What does this mean for investors and policymakers? One reading is that Tesla wants to test brand acceptance, charging readiness, and service feasibility before signing a multi‑billion‑dollar cheque. Another is that Tesla may simply never fully localise production in India, preferring a hybrid model of low‑volume imports and selective partnerships.

Talent hunt and India’s EV ecosystem
Tesla’s growing India‑focused hiring is not just about running showrooms; it is quietly plugging into India’s deep tech and engineering talent pool. Among the listed roles are engineers, AI specialists, supply‑chain managers, and software developers—many based in cities like Mumbai, Pune, and Delhi.

This is particularly notable in Pune, which has long been an auto‑engineering and R&D hub. A vehicle‑operator role in Mumbai that involves work on Autopilot‑related development hints at Tesla’s interest in fine‑tuning its driver‑assistance systems for Indian‑style traffic conditions. Such roles sit at the intersection of global software and local road‑specific data, offering Indian engineers a chance to touch real‑world AI‑driven mobility without being consigned to routine support work.

At the same time, Tesla’s India push is happening as India’s overall EV market, though still modest compared with China, is growing steadily. The country recorded around 100,000 electric car sales in the most recent year cited, versus China’s 11 million. That gap is both a warning and an opportunity: Tesla can enter as a premium, aspirational brand, but it will have to compete with rising domestic players such as Tata Motors, Mahindra, and emerging startups that are designing cars specifically for Indian roads and budgets.

Could Tesla’s arrival push these players to accelerate their own tech, software, and charging roadmaps? Or will it simply create a separate, high‑end lane that doesn’t touch the mass‑market dream?

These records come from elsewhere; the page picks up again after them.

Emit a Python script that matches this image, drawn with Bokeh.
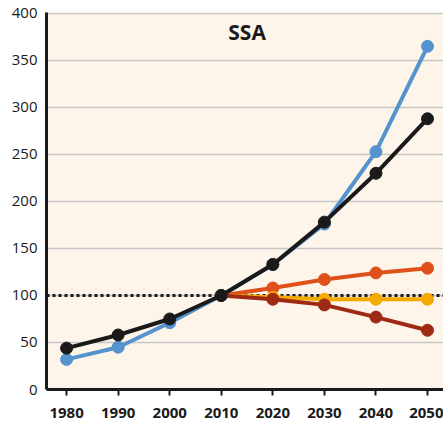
from bokeh.plotting import figure
from bokeh.models import Span, Label, FixedTicker, Range1d
from bokeh.embed import file_html
from bokeh.resources import INLINE

years = [1980, 1990, 2000, 2010, 2020, 2030, 2040, 2050]
blue_vals = [32, 45, 71, 100, 133, 176, 253, 365]
black_vals = [44, 58, 75, 100, 133, 178, 230, 288]
proj_years = [2010, 2020, 2030, 2040, 2050]
orange_vals = [100, 108, 117, 124, 129]
yellow_vals = [100, 98, 96, 96, 96]
darkred_vals = [100, 96, 90, 77, 63]
y_ticks = [0, 50, 100, 150, 200, 250, 300, 350, 400]
title_text = "SSA"

FONT = "Open Sans"

p = figure(width=443, height=430, output_backend="svg", toolbar_location=None,
           x_range=Range1d(1976.1, 2053.1), y_range=Range1d(0, 401),
           min_border_left=46, min_border_right=0, min_border_top=12, min_border_bottom=41)
p.background_fill_color = "#FDF5EA"
p.border_fill_color = "white"
p.outline_line_color = None

p.xgrid.visible = False
p.ygrid.grid_line_color = "#C6C6C6"
p.ygrid.grid_line_width = 1.3
p.yaxis.ticker = FixedTicker(ticks=y_ticks)
p.xaxis.ticker = FixedTicker(ticks=years)

p.yaxis.axis_line_color = "#1a1a1a"
p.yaxis.axis_line_width = 3
p.yaxis.major_tick_line_color = None
p.yaxis.minor_tick_line_color = None
p.yaxis.major_tick_in = 0
p.yaxis.major_tick_out = 0
p.yaxis.major_label_standoff = 9
p.yaxis.major_label_text_font = FONT
p.yaxis.major_label_text_font_size = "15px"
p.yaxis.major_label_text_color = "#1a1a1a"

p.xaxis.axis_line_color = "#1a1a1a"
p.xaxis.axis_line_width = 3
p.xaxis.major_tick_line_color = "#1a1a1a"
p.xaxis.major_tick_line_width = 2
p.xaxis.major_tick_in = 0
p.xaxis.major_tick_out = 6
p.xaxis.minor_tick_line_color = None
p.xaxis.major_label_standoff = 12
p.xaxis.major_label_text_font = FONT
p.xaxis.major_label_text_font_style = "bold"
p.xaxis.major_label_text_font_size = "15px"
p.xaxis.major_label_text_color = "#1a1a1a"

ref = Span(location=100, dimension="width", line_color="#1a1a1a", line_width=3,
           line_dash="3 3", level="underlay")
p.add_layout(ref)

series = [
    (proj_years, orange_vals, "#E0501A"),
    (proj_years, yellow_vals, "#F5AA00"),
    (proj_years, darkred_vals, "#9E2A14"),
    (years, blue_vals, "#5593CE"),
    (years, black_vals, "#1a1a1a"),
]
for xs, ys, c in series:
    p.line(xs, ys, line_color=c, line_width=4)
    p.scatter(xs, ys, size=12, fill_color=c, line_color=c)

p.add_layout(Label(x=2015, y=380, text=title_text, text_align="center", text_baseline="middle",
                   text_font=FONT, text_font_style="bold", text_font_size="21px",
                   text_color="#1a1a1a"))

open("out.html", "w").write(file_html(p, INLINE))
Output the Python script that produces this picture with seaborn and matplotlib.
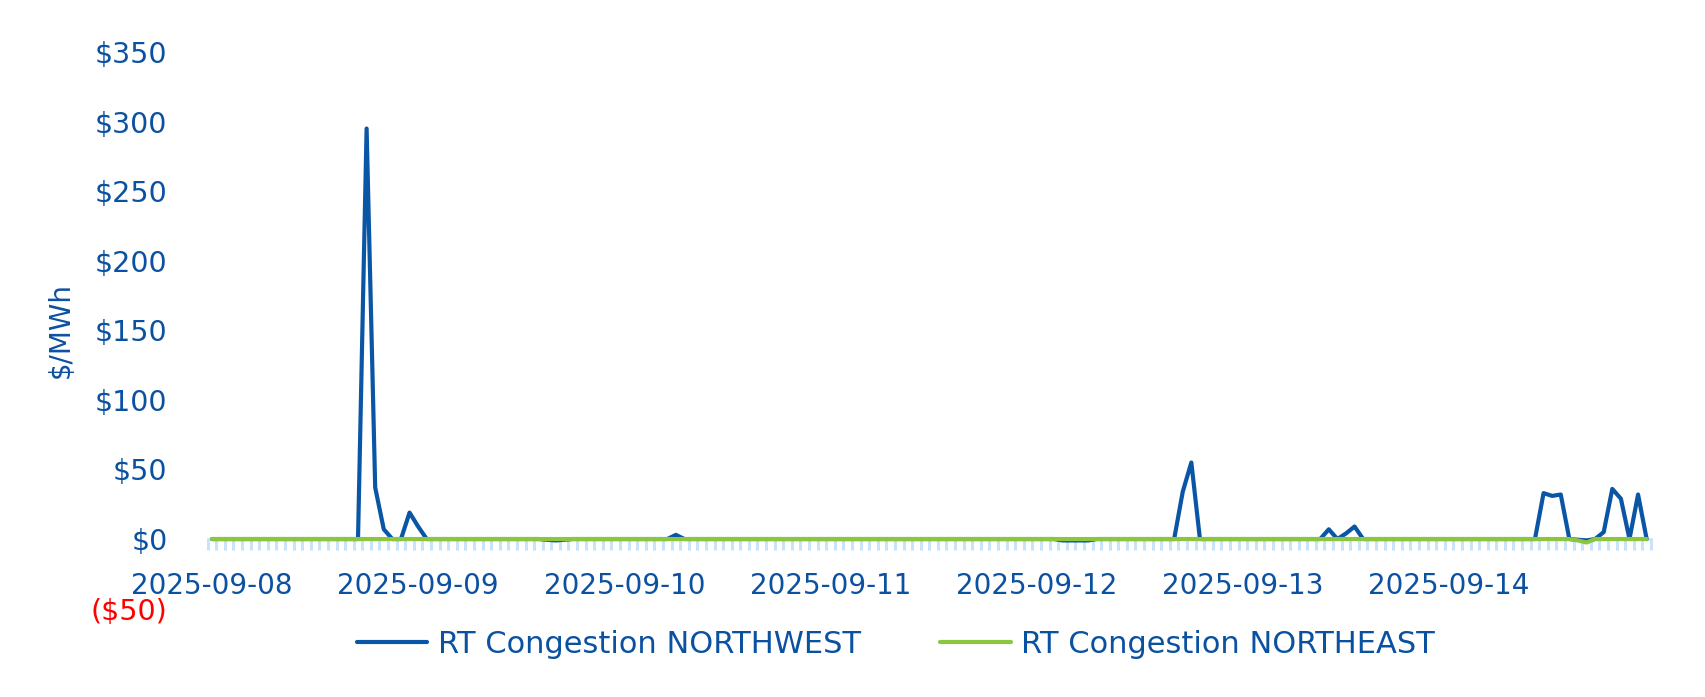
import pandas as pd
import matplotlib.pyplot as plt
import matplotlib.dates as mdates
import matplotlib.ticker as mticker
import seaborn as sns

# Hourly RT congestion values, one row per day (24 hours each)
northwest = [
    0, 0, 0, 0, 0, 0, 0, 0, 0, 0, 0, 0, 0, 0, 0, 0, 0, 0, 295, 37, 7, 0, 0, 19,
    9, 0, 0, 0, 0, 0, 0, 0, 0, 0, 0, 0, 0, 0, 0, -0.5, -1, -0.5, 0, 0, 0, 0, 0, 0,
    0, 0, 0, 0, 0, 0, 3, 0, 0, 0, 0, 0, 0, 0, 0, 0, 0, 0, 0, 0, 0, 0, 0, 0,
    0, 0, 0, 0, 0, 0, 0, 0, 0, 0, 0, 0, 0, 0, 0, 0, 0, 0, 0, 0, 0, 0, 0, 0,
    0, 0, 0, -1, -1, -1, -1, 0, 0, 0, 0, 0, 0, 0, 0, 0, 0, 34, 55, 0, 0, 0, 0, 0,
    0, 0, 0, 0, 0, 0, 0, 0, 0, 0, 7, 0, 4, 9, 0, 0, 0, 0, 0, 0, 0, 0, 0, 0,
    0, 0, 0, 0, 0, 0, 0, 0, 0, 0, 0, 33, 31, 32, 0, -0.5, -1, 0, 5, 36, 29, 0, 32, 0,
]
northeast = [
    0, 0, 0, 0, 0, 0, 0, 0, 0, 0, 0, 0, 0, 0, 0, 0, 0, 0, 0, 0, 0, 0, 0, 0,
    0, 0, 0, 0, 0, 0, 0, 0, 0, 0, 0, 0, 0, 0, 0, 0, 0, 0, 0, 0, 0, 0, 0, 0,
    0, 0, 0, 0, 0, 0, 0, 0, 0, 0, 0, 0, 0, 0, 0, 0, 0, 0, 0, 0, 0, 0, 0, 0,
    0, 0, 0, 0, 0, 0, 0, 0, 0, 0, 0, 0, 0, 0, 0, 0, 0, 0, 0, 0, 0, 0, 0, 0,
    0, 0, 0, 0, 0, 0, 0, 0, 0, 0, 0, 0, 0, 0, 0, 0, 0, 0, 0, 0, 0, 0, 0, 0,
    0, 0, 0, 0, 0, 0, 0, 0, 0, 0, 0, 0, 0, 0, 0, 0, 0, 0, 0, 0, 0, 0, 0, 0,
    0, 0, 0, 0, 0, 0, 0, 0, 0, 0, 0, 0, 0, 0, 0, -1, -2.5, 0, 0, 0, 0, 0, 0, 0,
]
start_date = "2025-09-08"
series_names = ["RT Congestion NORTHWEST", "RT Congestion NORTHEAST"]
y_ticks = [-50, 0, 50, 100, 150, 200, 250, 300, 350]

text_blue = "#0B51A1"
line_colors = ["#0A55A5", "#8CC63F"]
tick_blue = "#C8E3FB"

# Build long-form table
hours = pd.date_range(start_date, periods=len(northwest), freq="h")
df = pd.DataFrame({"Time": hours, series_names[0]: northwest, series_names[1]: northeast})
long_df = df.melt(id_vars="Time", var_name="Series", value_name="Value")

sns.set_style("white")
plt.rcParams["font.family"] = ["DejaVu Sans"]

fig = plt.figure(figsize=(17.05, 6.97), dpi=100)
ax = fig.add_axes([0.1218, 0.1268, 0.8465, 0.7986])

sns.lineplot(data=long_df, x="Time", y="Value", hue="Series", palette=line_colors,
             linewidth=3, ax=ax, legend=False)

# Axis limits and spine at zero
half_hour = pd.Timedelta(minutes=30)
ax.set_xlim(hours[0] - half_hour, hours[-1] + half_hour)
ax.set_ylim(-50, 350)
for side in ["top", "right", "left"]:
    ax.spines[side].set_visible(False)
ax.spines["bottom"].set_position(("data", 0))
ax.spines["bottom"].set_color(tick_blue)
ax.spines["bottom"].set_linewidth(2)
ax.spines["bottom"].set_zorder(0)

# X ticks: day labels, hourly minor marks
ax.xaxis.set_major_locator(mdates.DayLocator())
ax.xaxis.set_major_formatter(mdates.DateFormatter("%Y-%m-%d"))
minor = pd.date_range(hours[0] - half_hour, periods=len(hours) + 1, freq="h")
ax.xaxis.set_minor_locator(mticker.FixedLocator(mdates.date2num(minor)))
ax.tick_params(axis="x", which="major", length=0, pad=24, labelsize=20, labelcolor=text_blue)
ax.tick_params(axis="x", which="minor", bottom=True, length=8, width=2.2, color=tick_blue)

# Y ticks with dollar format
ax.set_yticks(y_ticks)
ax.yaxis.set_major_formatter(mticker.FuncFormatter(
    lambda v, p: f"(${abs(v):.0f})" if v < 0 else f"${v:.0f}"))
ax.tick_params(axis="y", length=0, pad=29, labelsize=20.5, labelcolor=text_blue)
for lbl, v in zip(ax.get_yticklabels(), y_ticks):
    if v < 0:
        lbl.set_color("red")
ax.set_ylabel("$/MWh", fontsize=20, color=text_blue)
ax.yaxis.set_label_coords(-0.092, 0.5)
ax.set_xlabel("")

# Legend below the plot
handles = [plt.Line2D([], [], color=c, linewidth=3) for c in line_colors]
fig.legend(handles, series_names, loc="center", bbox_to_anchor=(0.5255, 0.076), ncol=2,
           frameon=False, fontsize=22, labelcolor=text_blue, handlelength=2.3,
           handletextpad=0.35, columnspacing=2.6)

plt.savefig("out.png", dpi=100)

Charging, software, and the “India‑ready” test
Tesla’s advantage in India is not just its brand; it’s its software‑centric model and charging ecosystem. The company has already tied its entry to a network of Superchargers and destination chargers in Mumbai and Delhi, with plans to expand. In a country where charging infrastructure is still patchy, even a relatively small but reliable Tesla network can be a differentiator.

Software‑driven features such as over‑the‑air updates, energy‑use optimisation, and driver‑assistance tools give Tesla cars a “future‑proof” feel that many Indian buyers find attractive. But Indian roads will challenge the best systems. Dense traffic, mixed‑mode lanes, and unpredictable behaviour can stretch any ADAS stack. That’s why roles like the Autopilot‑related vehicle operator in Mumbai matter: they’re not just for show, but for collecting real‑world data and refining algorithms.

Then there’s the question of pricing and protectionism. Even with reduced import duties, Tesla’s cars remain in a rarefied price bracket, accessible mainly to high‑income urban buyers and a niche of corporate fleets. That shields Tesla from the hyper‑competitive mass segment but also limits its ability to drive broad‑based EV adoption.

What’s next: manufacture, wait‑and‑see, or tiered rollout?
Looking ahead, Tesla’s India strategy looks like a three‑track game:

Retail and service: Continue building a premium‑showroom‑and‑service network in metros, with gradual expansion to more cities.

Import‑based sales: Keep shipping Model Y, then Model 3, with possible entries for Model S and Model X in later phases, while relying on limited‑duty pathways negotiated with the government.

Manufacturing optionality: Hold options on a $2–3 billion plant in Maharashtra, Gujarat, or Tamil Nadu, but delay a final call until sales, infrastructure, and policy clarity improve.